Imports at the major retail container ports in the US have slowed down after a months-long rush to beat increased tariffs on goods from China, the National Retail Federation (NRF) said.
WASHINGTON – Imports at the nation’s major retail container ports have slowed down after a months-long rush to beat increased tariffs on goods from China, according to the monthly Global Port Tracker report released today by the National Retail Federation and Hackett Associates.
“With the holiday season behind us, the immediate pressure to stock up on merchandise has passed but retailers remain concerned about tariffs and their impact on the nation’s economy,” NRF Vice President for Supply Chain and Customs Policy Jonathan Gold said. “Retailers have also brought in much of their spring merchandise early to protect consumers against higher prices that will eventually come with tariffs. Our industry is hoping the talks currently under way will bring an end to this ill-advised trade war and result in a more appropriate way of responding to China’s trade abuses that won’t force American consumers, workers and businesses to pay the price.”
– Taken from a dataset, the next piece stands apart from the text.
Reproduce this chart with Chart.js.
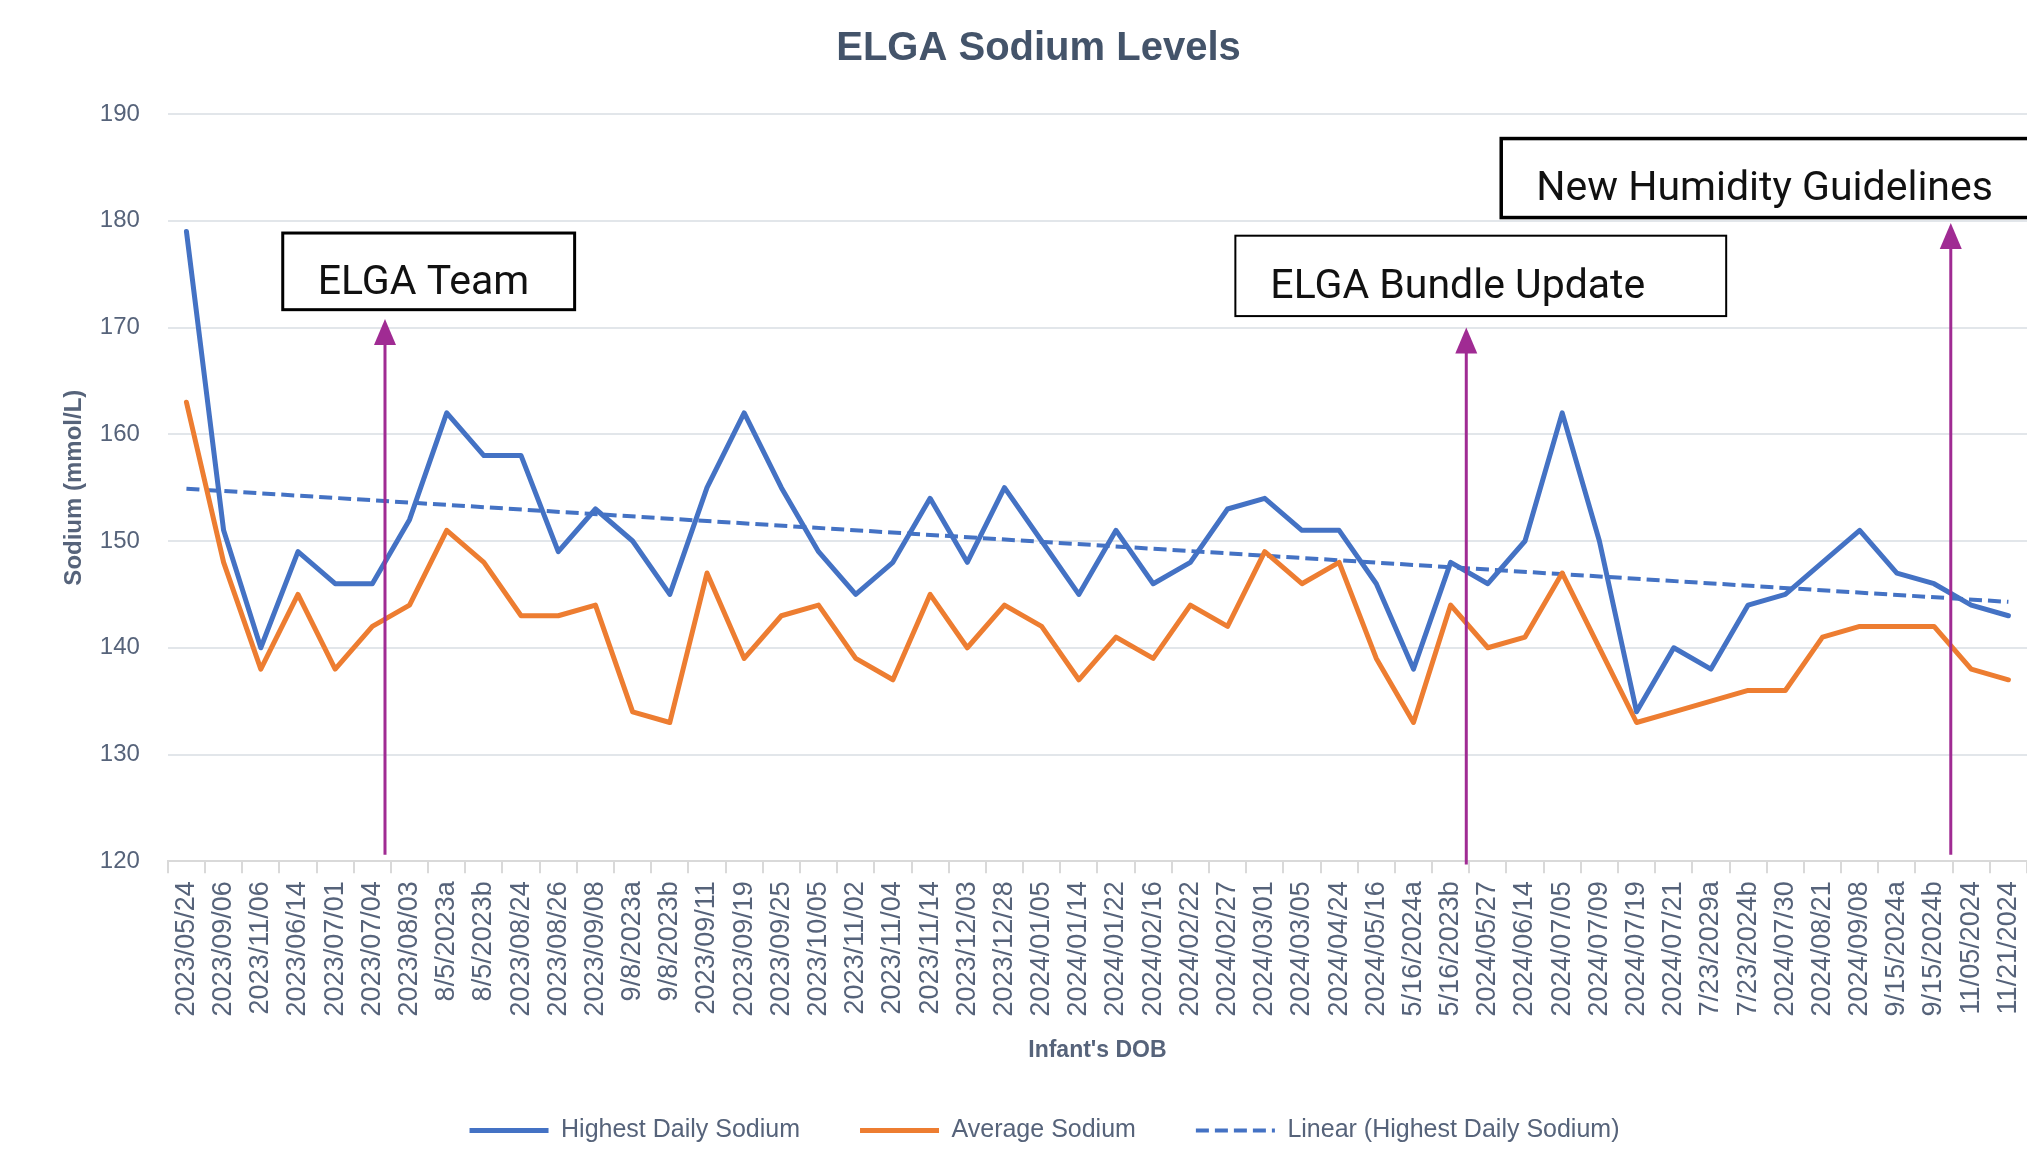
<!DOCTYPE html>
<html>
<head>
<meta charset="utf-8">
<title>ELGA Sodium Levels</title>
<script src="https://cdn.jsdelivr.net/npm/chart.js@4.4.1/dist/chart.umd.min.js"></script>
<style>
  html, body { margin: 0; padding: 0; background: #fff; }
  #wrap { width: 2027px; height: 1153px; }
</style>
</head>
<body>
<div id="wrap"><canvas id="sodiumChart" width="2027" height="1153"></canvas></div>
<script>
const dobLabels = [
  '2023/05/24', '2023/09/06', '2023/11/06', '2023/06/14', '2023/07/01',
  '2023/07/04', '2023/08/03', '8/5/2023a', '8/5/2023b', '2023/08/24',
  '2023/08/26', '2023/09/08', '9/8/2023a', '9/8/2023b', '2023/09/11',
  '2023/09/19', '2023/09/25', '2023/10/05', '2023/11/02', '2023/11/04',
  '2023/11/14', '2023/12/03', '2023/12/28', '2024/01/05', '2024/01/14',
  '2024/01/22', '2024/02/16', '2024/02/22', '2024/02/27', '2024/03/01',
  '2024/03/05', '2024/04/24', '2024/05/16', '5/16/2024a', '5/16/2023b',
  '2024/05/27', '2024/06/14', '2024/07/05', '2024/07/09', '2024/07/19',
  '2024/07/21', '7/23/2029a', '7/23/2024b', '2024/07/30', '2024/08/21',
  '2024/09/08', '9/15/2024a', '9/15/2024b', '11/05/2024', '11/21/2024'
];

const highestSodium = [
  179, 151, 140, 149, 146, 146, 152, 162, 158, 158,
  149, 153, 150, 145, 155, 162, 155, 149, 145, 148,
  154, 148, 155, 150, 145, 151, 146, 148, 153, 154,
  151, 151, 146, 138, 148, 146, 150, 162, 150, 134,
  140, 138, 144, 145, 148, 151, 147, 146, 144, 143
];

const averageSodium = [
  163, 148, 138, 145, 138, 142, 144, 151, 148, 143,
  143, 144, 134, 133, 147, 139, 143, 144, 139, 137,
  145, 140, 144, 142, 137, 141, 139, 144, 142, 149,
  146, 148, 139, 133, 144, 140, 141, 147, 140, 133,
  134, 135, 136, 136, 141, 142, 142, 142, 138, 137
];

// trendline end values (first and last category)
const trendEnds = [154.9, 144.3];

const yMin = 120;
const yMax = 190;
const yStep = 10;

const blue = '#4472c4';
const orange = '#ed7d31';
const purple = '#a02b93';
const axisText = '#56637a';

// callouts: arrow at a category position, box in category/value units
const callouts = [
  { text: 'ELGA Team', at: 5.34, tip: 170.8, base: 120.6, box: [2.59, 10.44, 178.85, 171.67], border: 3 },
  { text: 'ELGA Bundle Update', at: 34.42, tip: 170.0, base: 119.7, box: [28.21, 41.41, 178.6, 171.07], border: 2 },
  { text: 'New Humidity Guidelines', at: 47.45, tip: 179.8, base: 120.6, box: [35.36, 50.6, 187.7, 180.3], border: 3.5 }
];

const calloutPlugin = {
  id: 'callouts',
  afterDatasetsDraw(chart) {
    const { ctx, scales: { x, y } } = chart;
    ctx.save();
    callouts.forEach(c => {
      const px = x.getPixelForValue(c.at);
      const tipY = y.getPixelForValue(c.tip);
      const baseY = y.getPixelForValue(c.base);

      ctx.strokeStyle = purple;
      ctx.lineWidth = 3;
      ctx.beginPath();
      ctx.moveTo(px, baseY);
      ctx.lineTo(px, tipY + 20);
      ctx.stroke();

      ctx.fillStyle = purple;
      ctx.beginPath();
      ctx.moveTo(px, tipY);
      ctx.lineTo(px - 11, tipY + 26);
      ctx.lineTo(px + 11, tipY + 26);
      ctx.closePath();
      ctx.fill();

      const l = x.getPixelForValue(c.box[0]);
      const r = x.getPixelForValue(c.box[1]);
      const t = y.getPixelForValue(c.box[2]);
      const b = y.getPixelForValue(c.box[3]);
      ctx.fillStyle = '#fff';
      ctx.fillRect(l, t, r - l, b - t);
      ctx.lineWidth = c.border;
      ctx.strokeStyle = '#000';
      ctx.strokeRect(l, t, r - l, b - t);

      ctx.fillStyle = '#111';
      ctx.font = '41px Roboto';
      ctx.textBaseline = 'middle';
      ctx.textAlign = 'left';
      ctx.fillText(c.text, l + 35, (t + b) / 2 + 12);
    });
    ctx.restore();
  }
};

// the original chart was cropped on the left, so title and legend sit a bit right of centre
const shiftPlugin = {
  id: 'shift',
  afterLayout(chart) {
    chart.titleBlock.left += 25;
    chart.titleBlock.right += 25;
    chart.legend.left += 31;
    chart.legend.right += 31;
  }
};

Chart.defaults.font.family = "'Liberation Sans', Arial, sans-serif";

const ctx = document.getElementById('sodiumChart').getContext('2d');

new Chart(ctx, {
  type: 'line',
  data: {
    labels: dobLabels,
    datasets: [
      {
        label: 'Highest Daily Sodium',
        data: highestSodium,
        borderColor: blue,
        backgroundColor: blue,
        borderWidth: 5,
        pointRadius: 0,
        tension: 0,
        borderJoinStyle: 'round',
        borderCapStyle: 'round'
      },
      {
        label: 'Average Sodium',
        data: averageSodium,
        borderColor: orange,
        backgroundColor: orange,
        borderWidth: 5,
        pointRadius: 0,
        tension: 0,
        borderJoinStyle: 'round',
        borderCapStyle: 'round'
      },
      {
        label: 'Linear (Highest Daily Sodium)',
        data: [
          { x: dobLabels[0], y: trendEnds[0] },
          { x: dobLabels[dobLabels.length - 1], y: trendEnds[1] }
        ],
        borderColor: blue,
        backgroundColor: blue,
        borderWidth: 4,
        borderDash: [13, 6],
        pointRadius: 0
      }
    ]
  },
  options: {
    responsive: false,
    animation: false,
    devicePixelRatio: 1,
    layout: { padding: { left: 0, right: 0, top: 0, bottom: 0 } },
    plugins: {
      title: {
        display: true,
        text: 'ELGA Sodium Levels',
        color: '#44546a',
        font: { size: 40, weight: 'bold' },
        padding: { top: 25, bottom: 41 }
      },
      legend: {
        position: 'bottom',
        labels: {
          usePointStyle: true,
          pointStyle: 'line',
          pointStyleWidth: 79,
          boxHeight: 25,
          padding: 60,
          color: axisText,
          font: { size: 25 },
          generateLabels(chart) {
            const items = Chart.defaults.plugins.legend.labels.generateLabels(chart);
            items.forEach(item => {
              const ds = chart.data.datasets[item.datasetIndex];
              item.lineDash = ds.borderDash || [];
              item.lineWidth = ds.borderWidth;
              item.strokeStyle = ds.borderColor;
              item.lineCap = 'butt';
            });
            return items;
          }
        }
      },
      tooltip: { enabled: false }
    },
    scales: {
      x: {
        offset: true,
        // the plot runs right to the edge of the picture
        afterFit(scale) {
          scale.paddingRight = 0;
        },
        grid: {
          offset: true,
          drawOnChartArea: false,
          drawTicks: true,
          tickLength: 12,
          color: '#d9d9d9',
          lineWidth: 2
        },
        border: { display: true, color: '#d9d9d9', width: 2 },
        ticks: {
          autoSkip: false,
          maxRotation: 90,
          minRotation: 90,
          padding: 8,
          color: axisText,
          font: { size: 27 }
        },
        title: {
          display: true,
          text: "Infant's DOB",
          color: axisText,
          font: { size: 23, weight: 'bold' },
          padding: { top: 12, bottom: -6 }
        }
      },
      y: {
        min: yMin,
        max: yMax,
        ticks: {
          stepSize: yStep,
          padding: 28,
          color: axisText,
          font: { size: 24 }
        },
        grid: { color: '#e2e6ea', lineWidth: 2, drawTicks: false },
        border: { display: false },
        title: {
          display: true,
          text: 'Sodium (mmol/L)',
          color: axisText,
          font: { size: 24, weight: 'bold' },
          padding: { top: 60, bottom: -17 }
        }
      }
    }
  },
  plugins: [shiftPlugin, calloutPlugin]
});
</script>
</body>
</html>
U.S. ports covered by Global Port Tracker handled 1.81 million Twenty-Foot Equivalent Units in November, the latest month for which after-the-fact numbers are available. That was up 2.5 percent year-over-year but down 11.4 percent from the record of 2.04 million TEU set in October. A TEU is one 20-foot-long cargo container or its equivalent.
December was estimated at 1.79 million TEU, a 3.7 percent year-over-year increase. That would bring 2018 to a total of 21.6 million TEU, an increase of 5.3 percent over 2017’s record 20.5 million TEU.
January is forecast at 1.75 million TEU, down 0.9 percent from January 2018; February at 1.67 million TEU, also down 0.9 percent year-over-year; March at 1.55 million TEU, up 0.6 percent; April at 1.69 million TEU, up 3.7 percent, and May at 1.8 million TEU, down 1.3 percent. February and March are typically two of the slowest months of the year for imports, both because of the post-holiday drop in demand and because of Lunar New Year factory shutdowns in Asia.
“There have been record-high levels of imports over the past several months, primarily due to raised inventories ahead of expected tariff increases,” Hackett Associates Founder Ben Hackett said. “But we are projecting declining volumes in the coming months and an overall weakness in imports for the first half of the year.”